[Code that draws figures]
▼

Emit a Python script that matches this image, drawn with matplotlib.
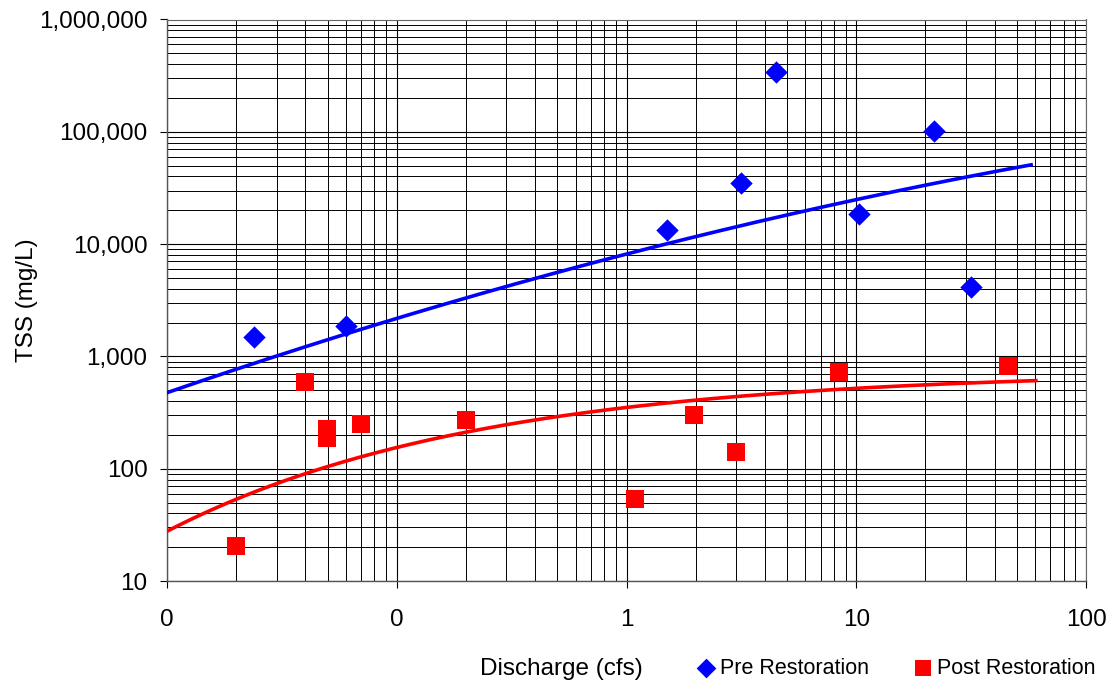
import numpy as np
import matplotlib
matplotlib.use("Agg")
import matplotlib.pyplot as plt
from matplotlib.ticker import LogLocator, NullFormatter, FixedLocator, FixedFormatter

plt.rcParams['font.family'] = ['Liberation Sans', 'DejaVu Sans']

# data
pre_q = [0.0239, 0.0601, 1.50, 3.15, 4.47, 10.25, 21.8, 31.6]
pre_tss = [1490, 1866, 13360, 34780, 340800, 18540, 101600, 4150]

post_q = [0.0200, 0.0399, 0.0497, 0.0497, 0.0701, 0.2004, 1.09, 1.97, 2.99, 8.41, 45.7]
post_tss = [20.5, 592, 224, 188, 252, 269, 53.7, 301, 141, 731, 822]

# trend lines (coefficients), u = log10(x)
pre_trend_coef = [3.9114, 0.5289, -0.04416]   # log10(y) = c0 + c1*u + c2*u^2
pre_trend_range = [0.01, 57.7]
post_trend_coef = [2.872, 0.3266, 0.738]      # log10(y) = C - A*exp(-k*u)
post_trend_range = [0.01, 60.5]

x_ticks = [0.01, 0.1, 1, 10, 100]
x_ticklabels = ["0", "0", "1", "10", "100"]
y_ticks = [10, 100, 1000, 10000, 100000, 1000000]
y_ticklabels = ["10", "100", "1,000", "10,000", "100,000", "1,000,000"]

fs = 17.5

fig = plt.figure(figsize=(11.1, 6.89), dpi=100)
ax = fig.add_axes([167 / 1110, 1 - 581 / 689, (1086 - 167) / 1110, (581 - 19.5) / 689])

ax.set_xscale('log')
ax.set_yscale('log')
ax.set_xlim(0.01, 100)
ax.set_ylim(10, 1000000)

# trend lines
u = np.linspace(np.log10(pre_trend_range[0]), np.log10(pre_trend_range[1]), 300)
c0, c1, c2 = pre_trend_coef
ax.plot(10 ** u, 10 ** (c0 + c1 * u + c2 * u ** 2), color='#0000ff', lw=2.6, zorder=3)

u2 = np.linspace(np.log10(post_trend_range[0]), np.log10(post_trend_range[1]), 300)
C, A, k = post_trend_coef
ax.plot(10 ** u2, 10 ** (C - A * np.exp(-k * u2)), color='#ff0000', lw=2.6, zorder=3)

# points
ax.scatter(pre_q, pre_tss, marker='D', s=130, color='#0000ff', lw=0, zorder=4,
           label='Pre Restoration')
ax.scatter(post_q, post_tss, marker='s', s=155, color='#ff0000', lw=0, zorder=4,
           label='Post Restoration')

# ticks and grid
ax.xaxis.set_major_locator(FixedLocator(x_ticks))
ax.xaxis.set_major_formatter(FixedFormatter(x_ticklabels))
ax.yaxis.set_major_locator(FixedLocator(y_ticks))
ax.yaxis.set_major_formatter(FixedFormatter(y_ticklabels))
ax.xaxis.set_minor_locator(LogLocator(base=10, subs=np.arange(2, 10), numticks=20))
ax.yaxis.set_minor_locator(LogLocator(base=10, subs=np.arange(2, 10), numticks=20))
ax.xaxis.set_minor_formatter(NullFormatter())
ax.yaxis.set_minor_formatter(NullFormatter())

ax.grid(True, which='major', color='black', lw=0.8)
ax.grid(True, which='minor', color='black', lw=0.7)
ax.set_axisbelow(True)

ax.tick_params(which='major', direction='out', length=5, width=0.8, labelsize=fs, colors='black')
ax.tick_params(axis='y', which='major', pad=9)
ax.tick_params(axis='x', which='major', pad=15)
ax.tick_params(which='minor', length=0)

for side in ['left', 'bottom']:
    ax.spines[side].set_color('#555555')
    ax.spines[side].set_linewidth(1.0)
for side in ['top', 'right']:
    ax.spines[side].set_color('#666666')
    ax.spines[side].set_linewidth(0.8)

fig.text(27 / 1110, 1 - 300 / 689, 'TSS (mg/L)', fontsize=fs, rotation=90,
         ha='center', va='center')
fig.text(561 / 1110, 1 - 669 / 689, 'Discharge (cfs)', fontsize=fs, ha='center', va='center')

fig.legend(loc='center left', bbox_to_anchor=(695 / 1110, 1 - 668 / 689), ncol=2,
           frameon=False, fontsize=15.5, handletextpad=0.15, columnspacing=2.0,
           handlelength=1.0, borderpad=0, borderaxespad=0, scatterpoints=1,
           markerscale=0.88)

fig.savefig('out.png', dpi=100)
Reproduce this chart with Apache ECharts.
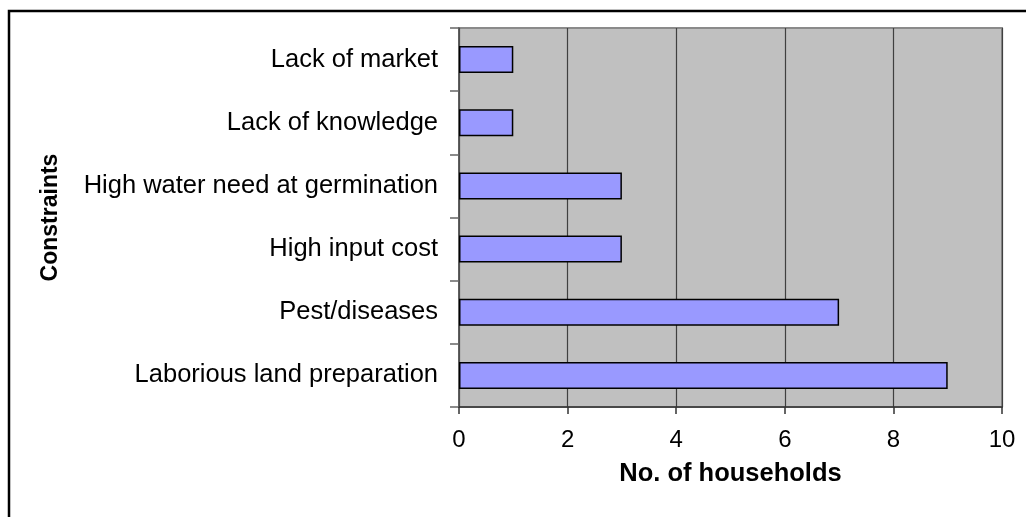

▲

Take the material above from its first line through the line holding "18540, 101600, 4150]" and set it down exactly, without the pictures.

Emit a Python script that matches this image, drawn with matplotlib.
import numpy as np
import matplotlib
matplotlib.use("Agg")
import matplotlib.pyplot as plt
from matplotlib.ticker import LogLocator, NullFormatter, FixedLocator, FixedFormatter

plt.rcParams['font.family'] = ['Liberation Sans', 'DejaVu Sans']

# data
pre_q = [0.0239, 0.0601, 1.50, 3.15, 4.47, 10.25, 21.8, 31.6]
pre_tss = [1490, 1866, 13360, 34780, 340800, 18540, 101600, 4150]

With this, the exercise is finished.